I remember this hidden entrance as having a high ceiling with a glass cupola through which light shone, but the memory may well be cheating.  It did have a newspaper kiosk in one wall, but this looked as if it had been boarded up for years. I looked outside; in contrast to the front it led to a quiet pathway, lined with tall hedges, there was a man in a raincoat lurking outside who reminded me vaguely of the singer from Thin Lizzy. I went back inside. Apart from the kiosk, the only other feature of note was a toilet. I decided to make use of the facilities, it seemed silly not to having discovered another secret part of the underground.

I finished at the urinal and turned around only to see the False Lynott standing against the wall just inside the doorway with his penis out.

I tried to rationalise this. He was, I supposed, desparate for a pee and was cutting all the corners he could, getting his dick out early was just one of these measures. That didn't explain why he was just standing there though. Something felt nasty. I decided to leave.

As I walked past him he abruptly peed on my raincoat (or at least that's what I thought it was, not having heard of ejaculation at that age). I felt a numb distaste and hurried out, back down the passageway to the front of the station and out onto the busy High Street which felt safer. I crossed at the pelican and began walking up to the side street that led home. I didn't really know what had happened but I did know that I wanted to get home as quickly as possible.

There was a wolf-whistle. I looked across the road to see False Lynott keeping in step with me on the other side of the road, staring at me and grinning. This didn't make sense to me. He wolf-whistled again and this time I ignored him , staring at the pavement in front of my feet and turning gratefully into Baronsmere Road as the turning came into view.

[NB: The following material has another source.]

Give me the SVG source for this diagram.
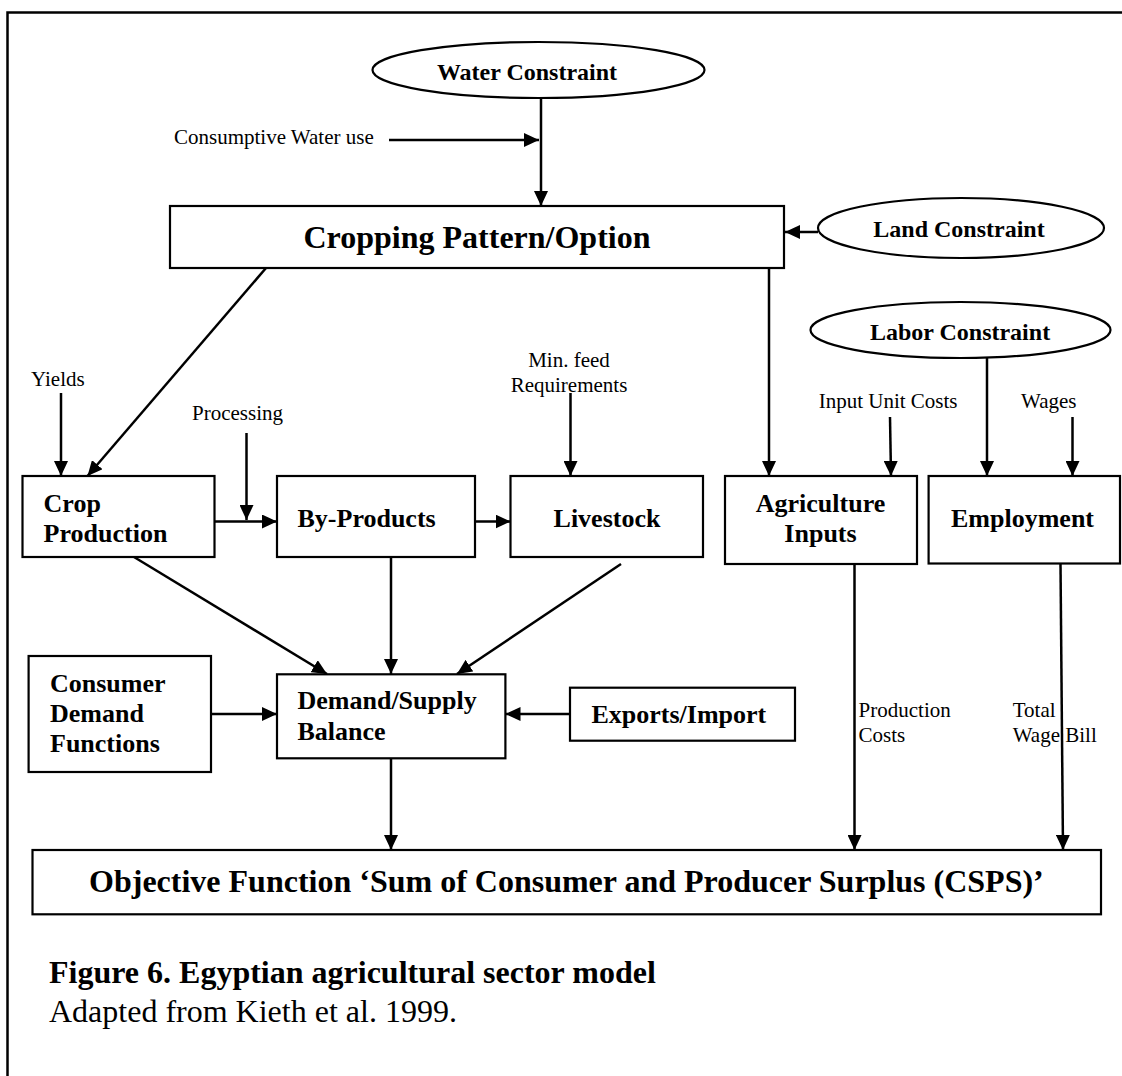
<svg xmlns="http://www.w3.org/2000/svg" width="1122" height="1076" viewBox="0 0 1122 1076">
<defs>
<marker id="ah" markerUnits="userSpaceOnUse" markerWidth="15" markerHeight="14" refX="15" refY="7" orient="auto">
<path d="M0,0 L15,7 L0,14 z" fill="#000"/>
</marker>
<style>
.box{fill:#fff;stroke:#000;stroke-width:2.2}
.ell{fill:#fff;stroke:#000;stroke-width:2.2}
.ln{stroke:#000;stroke-width:2.5;fill:none}
.ar{stroke:#000;stroke-width:2.5;fill:none;marker-end:url(#ah)}
.b{font-family:"Liberation Serif","Times New Roman",serif;font-weight:bold;fill:#000}
.r{font-family:"Liberation Serif","Times New Roman",serif;font-weight:normal;fill:#000}
.s24{font-size:24px}.s26{font-size:26px}.s32{font-size:32px}.s21{font-size:21px}
.m{text-anchor:middle}
</style>
</defs>
<rect width="1122" height="1076" fill="#fff"/>
<path d="M7.5,1076 V12.5 H1122" class="ln" stroke-width="2"/>

<g id="connectors">
<line class="ar" x1="389" y1="140" x2="539" y2="140"/>
<line class="ar" x1="541" y1="98" x2="541" y2="206"/>
<line class="ar" x1="818" y1="232" x2="785" y2="232"/>
<line class="ar" x1="266" y1="268" x2="87.5" y2="476"/>
<line class="ar" x1="769" y1="268" x2="769" y2="476"/>
<line class="ar" x1="61" y1="393" x2="61" y2="476"/>
<line class="ar" x1="246.5" y1="433" x2="246.5" y2="520"/>
<line class="ar" x1="215" y1="521.5" x2="277" y2="521.5"/>
<line class="ar" x1="475" y1="521.5" x2="510.5" y2="521.5"/>
<line class="ar" x1="570.5" y1="393" x2="570.5" y2="476"/>
<line class="ar" x1="890" y1="417" x2="891" y2="476"/>
<line class="ar" x1="987" y1="358" x2="987" y2="476"/>
<line class="ar" x1="1072.5" y1="417" x2="1072.5" y2="476"/>
<line class="ar" x1="134" y1="557" x2="327" y2="674"/>
<line class="ar" x1="391" y1="557" x2="391" y2="674"/>
<line class="ar" x1="621" y1="564" x2="457" y2="674"/>
<line class="ar" x1="211" y1="714" x2="277" y2="714"/>
<line class="ar" x1="570" y1="714" x2="505.5" y2="714"/>
<line class="ar" x1="391" y1="758" x2="391" y2="850"/>
<line class="ar" x1="854.5" y1="564" x2="854.5" y2="850"/>
<line class="ar" x1="1060.5" y1="564" x2="1063" y2="850"/>
</g>

<g id="labels">
<text class="r s21" x="174" y="144">Consumptive Water use</text>
<text class="r s21" x="31" y="386">Yields</text>
<text class="r s21" x="192" y="420">Processing</text>
<text class="r s21 m" x="569" y="366.7">Min. feed</text>
<text class="r s21 m" x="569" y="391.7">Requirements</text>
<text class="r s21" x="818.7" y="407.7">Input Unit Costs</text>
<text class="r s21" x="1021" y="407.7">Wages</text>
<text class="r s21" x="858.6" y="716.7">Production</text>
<text class="r s21" x="858.6" y="741.7">Costs</text>
<text class="r s21" x="1012.7" y="716.7">Total</text>
<text class="r s21" x="1012.7" y="741.7">Wage Bill</text>
</g>

<g id="water">
<ellipse class="ell" cx="538.5" cy="70" rx="166" ry="28"/>
<text class="b s24 m" x="527" y="80">Water Constraint</text>
</g>
<g id="cropping">
<rect class="box" x="170" y="206" width="614" height="62"/>
<text class="b s32 m" x="477" y="248">Cropping Pattern/Option</text>
</g>
<g id="land">
<ellipse class="ell" cx="961" cy="228" rx="143" ry="30"/>
<text class="b s24 m" x="959" y="237">Land Constraint</text>
</g>
<g id="labor">
<ellipse class="ell" cx="960.5" cy="330" rx="150" ry="28"/>
<text class="b s24 m" x="960" y="340">Labor Constraint</text>
</g>
<g id="crop">
<rect class="box" x="22.5" y="476" width="192" height="81"/>
<text class="b s26" x="43.6" y="511.7">Crop</text>
<text class="b s26" x="43.6" y="541.7">Production</text>
</g>
<g id="byproducts">
<rect class="box" x="277" y="476" width="198" height="81"/>
<text class="b s26" x="297.5" y="527">By-Products</text>
</g>
<g id="livestock">
<rect class="box" x="510.5" y="476" width="192.5" height="81"/>
<text class="b s26 m" x="607" y="527">Livestock</text>
</g>
<g id="aginputs">
<rect class="box" x="725" y="476" width="192" height="88"/>
<text class="b s26 m" x="820.5" y="511.7">Agriculture</text>
<text class="b s26 m" x="820.5" y="541.7">Inputs</text>
</g>
<g id="employment">
<rect class="box" x="928.6" y="476" width="191.4" height="87.5"/>
<text class="b s26 m" x="1022.5" y="527">Employment</text>
</g>
<g id="consumer">
<rect class="box" x="28.6" y="656" width="182.4" height="116"/>
<text class="b s26" x="50" y="691.7">Consumer</text>
<text class="b s26" x="50" y="721.7">Demand</text>
<text class="b s26" x="50" y="751.7">Functions</text>
</g>
<g id="demandsupply">
<rect class="box" x="277" y="674.3" width="228.4" height="84"/>
<text class="b s26" x="297.5" y="709.3">Demand/Supply</text>
<text class="b s26" x="297.5" y="740">Balance</text>
</g>
<g id="exports">
<rect class="box" x="570" y="687.7" width="225" height="53"/>
<text class="b s26" x="591.5" y="723">Exports/Import</text>
</g>
<g id="objective">
<rect class="box" x="32.5" y="850" width="1068.5" height="64.3"/>
<text class="b s32 m" x="566.4" y="891.7">Objective Function ‘Sum of Consumer and Producer Surplus (CSPS)’</text>
</g>
<g id="caption">
<text class="b s32" x="49" y="983.3">Figure 6. Egyptian agricultural sector model</text>
<text class="r s32" x="49" y="1021.7">Adapted from Kieth et al. 1999.</text>
</g>
</svg>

Needless to say I didn't tell my parents, even when my mum complained about the stain on my raincoat. I felt I'd probably get into trouble, that it was somehow my fault. We'd all been warned about not taking sweets from Strangers, but he hadn't offered me any sweets. What to do if a Stranger peed white onto your coat as you walked past was something Charley the Cat had neglected to mention.

I never went back to that toilet again and have never really been able to enjoy the music of Thin Lizzy. Furthermore, East Finchley station was tainted and I lost interest in it.  But even this unpleasant experience couldn't dampen my enthusiasm for the London Underground itself.

Whispers of the Fleet Line grew louder, and when the Heathrow Extension was opened in 1975 I was one of the first passengers on it and despite the length of the journey through mysterious places like Boston Manor and Osterley it was worth it to arrive at this mysterious futureworld of Hatton Cross and Heathrow Central stations. There were even planes taking off to watch once you got there.

Like a seventeenth century explorer I was spoilt for choice when it came to deciding upon my next escapade. There was just so much of it. I wondered if I'd ever visit all the stations? My dearest wish was to get hold of a full sized map of the network, not just the black and white "historical map" that I'd borrowed off a friend and asked my dad to photocopy (although this document did have its uses, revealing as it did the existence of further closed stations although not for some reason the now solved mystery of the goings on around Highgate).

I wanted a proper colour print of H C Beck's design classic just like the ones on the station platforms.